On the smoking front, this is the prime time of the year to run the monster Yoder. When it gets cold the massive piece of metal is too hard to get up to temperature (though I may have an idea for how to finesse that! Bwahahahahaha...Think wrapping a large piece of metal in cheap electric blankets during the night!). Two weeks ago it was 12 pounds of pulled pork shoulder. Last weekend I did a similar amount of chicken breasts and thighs PLUS a whole duck! That translated into many chicken breasts for salad and sandwiches, dark meat for cooking with (got much more off the duck than I expected), cracklings, and a massive amount of stock.

Tomorrow we are experimenting. Instead of the slow cook until the meat falls apart, we are going to use a slightly higher heat (275) and smoke/roast a boneless leg of lamb and two cuts of beef roast (eye of round and sirloin tip). I will cook them to medium rare. I will also smoke potatoes. We did that last week and they were very good. Opens the eyes to other vegetable smoking opportunities.

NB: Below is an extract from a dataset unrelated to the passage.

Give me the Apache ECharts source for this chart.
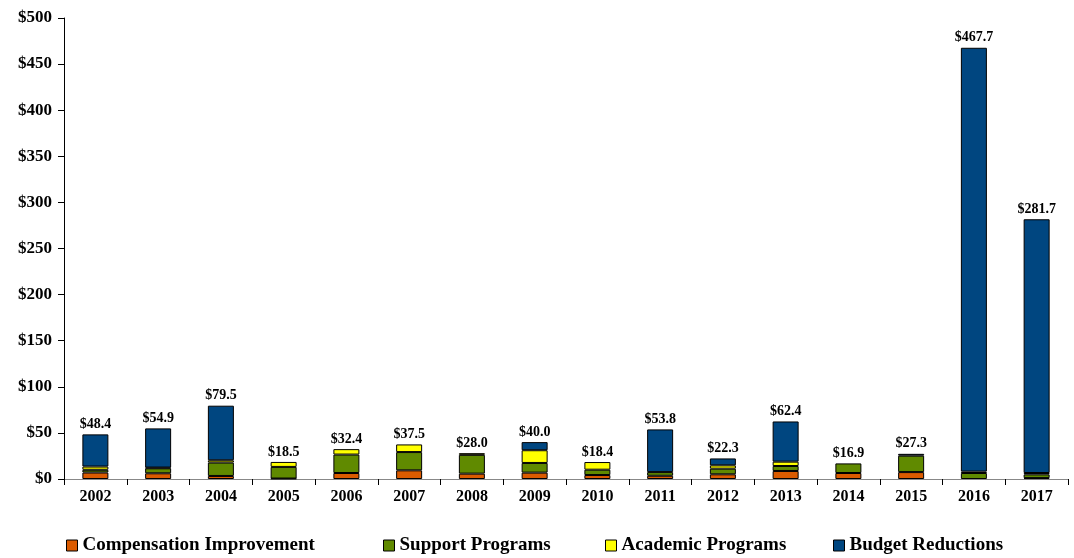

We will have another 12 pounds of meat from these. This will carry us through until next summer.

3 comments:

Renee Michelle Goertzen said...

From a selfish point of view, I would love for you to perfect your smoked vegetable technique. I love the flavor, but as a vegetarian, I only get it in smoked cheeses and Chipotle peppers.

alexis said...

smoked potatoes and vegetables sound divine!

de-I said...

In theory from what I've read you can smoke just about anything. Though evidently the more fat content something has, the more it absorbs the smoke flavor.